While RAM is faster than a hard drive, it's not the performance that makes the difference. The hard drive concept is "slow" because it's a shared storage model, and the RAM is "fast" because there's some of it co-located with every CPU. If the hard drives were local then the scalability would be roughly identical, and the scalability is orders of magnitude more important than the raw single-threaded latency in a large system.
Oracle Coherence: Data Grid for Java, .NET and C++
What if the disk were RAM-based?
IMO It's not just the speed of memory compared to disks that makes a difference. It's not even the extra benefit of the collocation of CPU and memory. What's really a important is the fact that disk is a sequential storage medium that was designed primarily to store a stream of bytes, not tables of data.

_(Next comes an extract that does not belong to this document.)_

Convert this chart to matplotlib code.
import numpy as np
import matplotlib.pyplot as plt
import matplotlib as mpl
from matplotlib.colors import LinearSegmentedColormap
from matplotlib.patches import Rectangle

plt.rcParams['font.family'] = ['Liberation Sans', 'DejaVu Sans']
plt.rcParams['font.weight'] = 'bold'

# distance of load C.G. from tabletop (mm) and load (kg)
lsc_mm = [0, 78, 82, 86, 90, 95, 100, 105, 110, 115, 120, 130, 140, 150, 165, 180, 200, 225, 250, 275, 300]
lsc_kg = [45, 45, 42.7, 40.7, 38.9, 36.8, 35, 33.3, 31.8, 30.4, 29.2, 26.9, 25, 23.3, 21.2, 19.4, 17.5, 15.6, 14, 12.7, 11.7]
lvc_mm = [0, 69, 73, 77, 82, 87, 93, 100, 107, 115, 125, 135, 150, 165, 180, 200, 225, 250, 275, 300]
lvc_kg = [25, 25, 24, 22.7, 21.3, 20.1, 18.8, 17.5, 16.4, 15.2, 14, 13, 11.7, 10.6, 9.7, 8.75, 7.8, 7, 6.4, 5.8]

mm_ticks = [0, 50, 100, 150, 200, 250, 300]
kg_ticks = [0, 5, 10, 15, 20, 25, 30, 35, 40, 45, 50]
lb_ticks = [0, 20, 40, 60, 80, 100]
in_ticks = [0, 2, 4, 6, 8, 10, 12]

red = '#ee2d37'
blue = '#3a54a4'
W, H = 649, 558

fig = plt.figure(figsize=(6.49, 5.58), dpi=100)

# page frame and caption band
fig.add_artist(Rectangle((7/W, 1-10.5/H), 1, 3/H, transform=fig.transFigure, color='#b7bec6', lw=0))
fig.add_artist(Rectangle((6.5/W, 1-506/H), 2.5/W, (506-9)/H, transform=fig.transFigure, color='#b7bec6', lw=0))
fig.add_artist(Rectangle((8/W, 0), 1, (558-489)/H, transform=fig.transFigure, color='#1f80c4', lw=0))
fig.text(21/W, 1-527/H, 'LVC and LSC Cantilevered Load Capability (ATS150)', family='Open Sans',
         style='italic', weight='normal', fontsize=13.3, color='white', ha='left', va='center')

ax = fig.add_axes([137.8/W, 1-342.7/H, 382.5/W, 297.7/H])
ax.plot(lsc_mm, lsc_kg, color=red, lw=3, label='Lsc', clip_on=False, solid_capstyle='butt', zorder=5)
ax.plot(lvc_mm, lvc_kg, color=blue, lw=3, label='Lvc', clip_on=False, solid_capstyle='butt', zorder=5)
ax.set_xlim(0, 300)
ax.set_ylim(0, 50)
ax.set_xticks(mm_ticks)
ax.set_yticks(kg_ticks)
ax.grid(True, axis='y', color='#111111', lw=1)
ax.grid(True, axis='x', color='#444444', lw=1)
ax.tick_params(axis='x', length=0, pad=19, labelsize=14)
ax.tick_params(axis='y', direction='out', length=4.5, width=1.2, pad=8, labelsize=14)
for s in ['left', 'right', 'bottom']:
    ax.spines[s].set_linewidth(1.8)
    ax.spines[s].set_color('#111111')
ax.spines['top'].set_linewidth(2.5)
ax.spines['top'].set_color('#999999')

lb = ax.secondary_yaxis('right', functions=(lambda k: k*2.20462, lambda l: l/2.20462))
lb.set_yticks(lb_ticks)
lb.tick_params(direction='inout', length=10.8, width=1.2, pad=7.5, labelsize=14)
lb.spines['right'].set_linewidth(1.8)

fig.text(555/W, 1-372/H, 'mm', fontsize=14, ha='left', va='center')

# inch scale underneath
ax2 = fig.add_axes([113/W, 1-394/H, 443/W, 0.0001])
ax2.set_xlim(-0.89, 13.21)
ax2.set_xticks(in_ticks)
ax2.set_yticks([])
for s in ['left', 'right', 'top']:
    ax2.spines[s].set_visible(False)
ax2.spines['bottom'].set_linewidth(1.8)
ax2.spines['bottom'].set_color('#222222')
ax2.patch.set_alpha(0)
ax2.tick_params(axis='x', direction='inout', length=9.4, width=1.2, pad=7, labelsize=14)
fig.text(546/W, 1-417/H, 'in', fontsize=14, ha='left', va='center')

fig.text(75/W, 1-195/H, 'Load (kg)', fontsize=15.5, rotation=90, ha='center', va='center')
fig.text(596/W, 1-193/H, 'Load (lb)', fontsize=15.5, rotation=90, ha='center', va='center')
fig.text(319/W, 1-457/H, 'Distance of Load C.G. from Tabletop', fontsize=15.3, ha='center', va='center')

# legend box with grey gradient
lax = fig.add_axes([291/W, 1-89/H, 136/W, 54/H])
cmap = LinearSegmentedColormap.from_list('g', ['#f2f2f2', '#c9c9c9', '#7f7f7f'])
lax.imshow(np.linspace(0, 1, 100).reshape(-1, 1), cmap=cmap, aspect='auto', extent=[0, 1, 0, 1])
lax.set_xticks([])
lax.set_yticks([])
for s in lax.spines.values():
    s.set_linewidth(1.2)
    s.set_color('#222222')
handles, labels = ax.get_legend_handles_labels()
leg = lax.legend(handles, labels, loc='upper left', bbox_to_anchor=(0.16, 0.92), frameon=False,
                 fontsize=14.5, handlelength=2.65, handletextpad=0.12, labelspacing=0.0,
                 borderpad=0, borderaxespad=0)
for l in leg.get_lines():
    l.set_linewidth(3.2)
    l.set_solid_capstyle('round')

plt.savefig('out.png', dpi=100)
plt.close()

See my recent post on that matter for more details.
The "services" aspect
The cyclic COSS filesystem in Squid is a good choice when you *must* go to disk.
data by reference
However, you say in the advantages of IMDG over RDBMS that:
"Data can be accessed by reference"
but I've never worked on a project where this is possible. In n-tier applications, (e.g. Java server based http) you always have to look up objects by some kind of ID because of the request/response mechanism.
Recently I've been working with Flex and Java using BlazeDS in which case the object I'm manipulating in the client is serialised over the wire (Java to ActionScript to Java). Thus the object that gets passed to my invoked methods does not have the same reference and I have to do a lookup by ID anyway. (Some Adobe fan might point out that LiveCycle DataServices can actually handle this, but what is it doing under the covers? I don't know for sure, but I imagine it's passing IDs around)
In both cases this has to happen regardless of whether the storage is an OODBMS, RDBMS, some kind of fancy caching or just stored in collections.
So I guess my question actually is, can you give an example of a scenario in which data being accessed by reference is an advantage?